Размер шрифта
-
+

Лишь одна музыка - стр. 4

– Да нормально, – бурчит Пирс. – Со Стейфом никогда не знаешь. Вчера они напирали на красоту звука – сплошное самолюбование. И что-то мне все меньше нравится лицо первой скрипки: каждый год оно все более и более скукоженное. Доиграв Grosse Fuge[7], они вскочили так, будто только что убили льва. Публика, конечно, посходила с ума… Эрика звонила?

– Нет… Так что? Тебе не понравился концерт?

– Я этого не сказал. Где этот чертов Билли? Надо у него отбирать по шоколадному печенью за каждую минуту опоздания. – Настроившись, Пирс играет быстрое пиццикато четвертьтонами.

– Что это было? – спрашивает Эллен, чуть не пролив кофе. – Нет-нет-нет, не надо это снова играть.

– Попытка композиции в стиле Билли.

– Ну, это нечестно, – говорит Эллен.

Пирс улыбается какой-то нехорошей полуулыбкой:

– Билли еще зелен. Однажды, лет через двадцать, он превратится в настоящего монстра, напишет нечто скрежещуще-жуткое для Ковент-Гардена – ежели таковой по-прежнему будет существовать – и проснется сэром Уильямом Катлером.

Эллен смеется, но тут же останавливается.

– Ну-ну, не будем говорить гадости друг у друга за спиной, – говорит она.

– Я немного беспокоюсь, – продолжает Пирс. – Билли слишком часто говорит о том, над чем он работает. – Пирс поворачивается ко мне за поддержкой.

– Он что, попросил, чтобы мы сыграли что-то из его сочинений? – спрашиваю я.

– Нет. Пока нет. Еще нет. Просто предчувствие.

– Почему бы нам не подождать, пока не попросит? – предлагаю я.

– Я против, – медленно говорит Эллен. – Будет ужасно, если нам не понравится… я имею в виду, что, если это будет звучать как сейчас у Пирса?

Пирс опять улыбается, причем довольно неприятно.

– Ну я не вижу особого вреда, если мы один раз это прочтем, – говорю я.

– А что, если кому-то из нас понравится, а кому-то – нет? – спрашивает Эллен. – Квартет – это квартет. Это может испортить отношения. И конечно, это будет еще хуже, чем все время недовольный Билли. Вот и все.

– Элленская логика, – говорит Пирс.

– Но мне нравится Билли… – начинает Эллен.

– Нам тоже, – прерывает Пирс. – Мы все друг друга любим, это не обсуждается. Но в этом вопросе мы втроем должны продумать нашу точку зрения – нашу общую точку зрения – четко, до того как Билли нам представит четвертого Разумовского[8].

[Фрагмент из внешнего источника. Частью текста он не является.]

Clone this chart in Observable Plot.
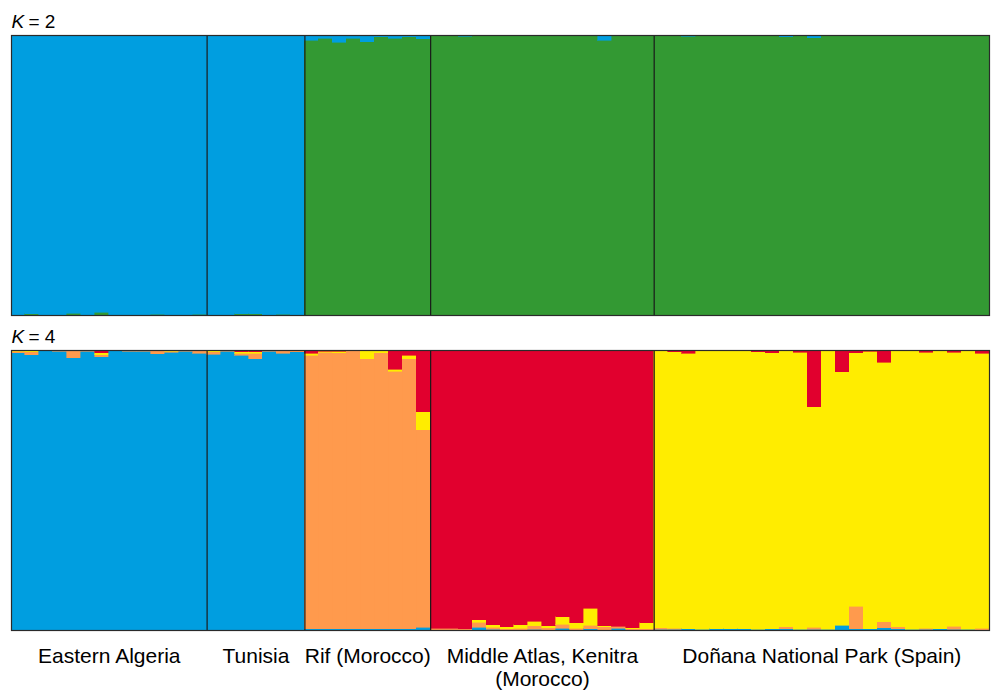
<!DOCTYPE html>
<html>
<head>
<meta charset="utf-8">
<script src="https://cdn.jsdelivr.net/npm/d3@7"></script>
<script src="https://cdn.jsdelivr.net/npm/@observablehq/plot@0.6"></script>
<style>
  html, body { margin: 0; padding: 0; background: #fff; overflow: hidden; }
  svg { display: block; }
</style>
</head>
<body>
<div id="chart"></div>
<script>
// Populations (label, number of individuals)
const popNames = ["Eastern Algeria", "Tunisia", "Rif (Morocco)", "Middle Atlas, Kenitra\n(Morocco)", "Doñana National Park (Spain)"];
const popSizes = [14, 7, 9, 16, 24];

// K = 2 membership coefficients (stack order bottom -> top: green, blue)
const k2Green = [
  0, .004, 0, 0, .007, 0, .01, 0, 0, 0, .003, 0, 0, .003,
  0, 0, .005, .005, 0, .002, 0,
  .982, .988, .974, .988, .976, .994, .988, .994, .986,
  1, 1, .995, 1, 1, 1, 1, 1, 1, 1, 1, 1, .982, 1, 1, 1,
  1, 1, .996, 1, 1, 1, 1, 1, 1, .993, 1, .99, 1, 1, 1, 1, 1, 1, 1, 1, 1, 1, 1, 1
];
const k2Blue = [
  1, .996, 1, 1, .993, 1, .99, 1, 1, 1, .997, 1, 1, .997,
  1, 1, .995, .995, 1, .998, 1,
  .018, .012, .026, .012, .024, .006, .012, .006, .014,
  0, 0, .005, 0, 0, 0, 0, 0, 0, 0, 0, 0, .018, 0, 0, 0,
  0, 0, .004, 0, 0, 0, 0, 0, 0, .007, 0, .01, 0, 0, 0, 0, 0, 0, 0, 0, 0, 0, 0, 0
];

// K = 4 membership coefficients (stack order bottom -> top: blue, orange, yellow, red)
const k4Blue = [
  .991, .983, .997, .995, .973, .995, .976, .997, .996, .995, .986, .992, .996, .988,
  .984, .995, .981, .968, .996, .988, .994,
  .005, .004, .004, .004, .004, .004, .004, .004, .01,
  0, 0, 0, .01, .003, 0, 0, .003, 0, .006, 0, .005, 0, .006, 0, 0,
  .003, .003, .005, .003, .004, .004, .004, .003, .004, .004, .003, .003, .003, .017, .005, .005, .008, .005, .003, .003, .004, .003, .003, 0
];
const k4Orange = [
  .005, .01, .003, .005, .024, .005, .007, .003, .004, .005, .014, .004, .004, .012,
  .01, .005, .007, .02, .004, .012, .006,
  .977, .988, .986, .994, .964, .986, .921, .964, .705,
  .006, .006, .005, .017, .007, .004, .006, .012, .008, .015, .006, .012, .012, .008, .004, .005,
  .005, .004, 0, 0, 0, 0, 0, 0, 0, .008, 0, .007, 0, 0, .08, 0, .021, .006, 0, .003, 0, .011, 0, .007
];
const k4Yellow = [
  .004, .005, 0, 0, 0, 0, .007, 0, 0, 0, 0, .004, 0, 0,
  .006, 0, .005, .005, 0, 0, 0,
  .006, .003, .006, 0, .032, .01, .006, .014, .065,
  0, 0, 0, .01, .008, .008, .012, .017, .008, .026, .02, .06, .003, 0, .004, .021,
  .990, .987, .983, .995, .993, .994, .993, .990, .987, .985, .989, .788, .994, .905, .906, .991, .927, .986, .994, .986, .993, .978, .994, .981
];
const k4Red = [
  0, .002, 0, 0, .003, 0, .01, 0, 0, 0, 0, 0, 0, 0,
  0, 0, .007, .007, 0, 0, 0,
  .012, .005, .004, .002, 0, 0, .069, .018, .22,
  .994, .994, .995, .963, .982, .988, .982, .968, .984, .953, .974, .923, .985, .986, .992, .974,
  .002, .006, .012, .002, .003, .002, .003, .007, .009, .003, .008, .202, .003, .078, .009, .004, .044, .003, .003, .008, .003, .008, .003, .012
];

const clusterNames = ["cl-blue", "cl-green", "cl-orange", "cl-yellow", "cl-red"];
const clusterColors = ["#009ee0", "#339933", "#ff9a4d", "#ffed00", "#e1002e"];

const panels = [
  {K: "K2", label: "= 2", series: [["cl-green", k2Green], ["cl-blue", k2Blue]]},
  {K: "K4", label: "= 4", series: [["cl-blue", k4Blue], ["cl-orange", k4Orange], ["cl-yellow", k4Yellow], ["cl-red", k4Red]]}
];

// build stacked rows
const rows = [];
for (const p of panels) {
  const n = p.series[0][1].length;
  for (let i = 0; i < n; i++) {
    let acc = 0;
    for (const [name, arr] of p.series) {
      const q = arr[i];
      if (q > 0) rows.push({K: p.K, cluster: name, x1: i, x2: i + 1, y1: acc, y2: Math.min(1, acc + q)});
      acc += q;
    }
  }
}

const total = d3.sum(popSizes);
const bounds = d3.cumsum(popSizes).slice(0, -1);
const starts = [0, ...bounds];
const labels = popNames.map((name, j) => ({K: "K4", name, x: starts[j] + popSizes[j] / 2}));
const titles = panels.map(p => ({K: p.K, label: p.label}));

const font = "'Liberation Sans', Arial, Helvetica, sans-serif";

const chart = Plot.plot({
  width: 991,
  height: 690,
  marginTop: 35,
  marginBottom: 60,
  marginLeft: 11,
  marginRight: 2,
  style: {fontFamily: font, background: "#fff", overflow: "visible"},
  x: {domain: [0, total], axis: null},
  y: {domain: [0, 1], axis: null},
  fy: {domain: ["K2", "K4"], paddingInner: 35 / 315, paddingOuter: 0, axis: null},
  color: {type: "ordinal", domain: clusterNames, range: clusterColors},
  marks: [
    Plot.rect(rows, {x1: "x1", x2: "x2", y1: "y1", y2: "y2", fy: "K", fill: "cluster", stroke: "cluster", strokeWidth: 0.6, shapeRendering: "crispEdges"}),
    Plot.ruleX(bounds, {stroke: "#1a1a1a", strokeWidth: 1.2}),
    Plot.frame({stroke: "#2a2a2a", strokeWidth: 1.2}),
    Plot.text(titles, {fy: "K", x: 0, y: 1, text: () => "K", fontStyle: "italic", fontSize: 19, textAnchor: "start", lineAnchor: "bottom", dy: -8, fill: "#000"}),
    Plot.text(titles, {fy: "K", x: 0, y: 1, text: "label", fontSize: 19, textAnchor: "start", lineAnchor: "bottom", dy: -8, dx: 17, fill: "#000"}),
    Plot.text(labels, {fy: "K", x: "x", y: 0, text: "name", fontSize: 21, textAnchor: "middle", lineAnchor: "top", dy: 15, lineHeight: 1.14, fill: "#000"})
  ]
});

document.getElementById("chart").appendChild(chart);
</script>
</body>
</html>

В этот момент появляется Билли, и мы прекращаем разговор. Он устало втаскивает свою виолончель, просит прощения, радуется, когда видит свои любимые шоколадные печенья, заготовленные внимательной к нему Эллен, проглатывает несколько, с благодарностью берет кофе, опять просит прощения и начинает настраиваться.

– Лидия взяла машину – зубной врач. Дикая спешка – чуть не забыл ноты Брамса. На Центральной линии – кошмар. – Пот блестит на его лбу, он тяжело дышит. – Виноват. Виноват. Виноват. Я никогда больше не опоздаю. Никогда-никогда.

– Возьми еще печенья, Билли, – ласково говорит Эллен.

– Заведи себе мобильник, Билли, – говорит Пирс лениво-безапелляционным тоном начальника.

– Зачем? – спрашивает Билли. – С какой стати? Почему я должен завести мобильник? Я не сутенер и не водопроводчик.

Пирс качает головой и пропускает это мимо ушей. Билли слишком толст и всегда будет таким. Он всегда будет тревожиться из-за семьи и денежных проблем, страховки на машину и композиторства. Несмотря на все наше недовольство и осуждение, он никогда не будет приходить вовремя. Но в миг, когда смычок его касается струн, Билли преображается. Он замечательный виолончелист, светлый и глубокий, – основа нашей гармонии, твердыня, на которой мы покоимся.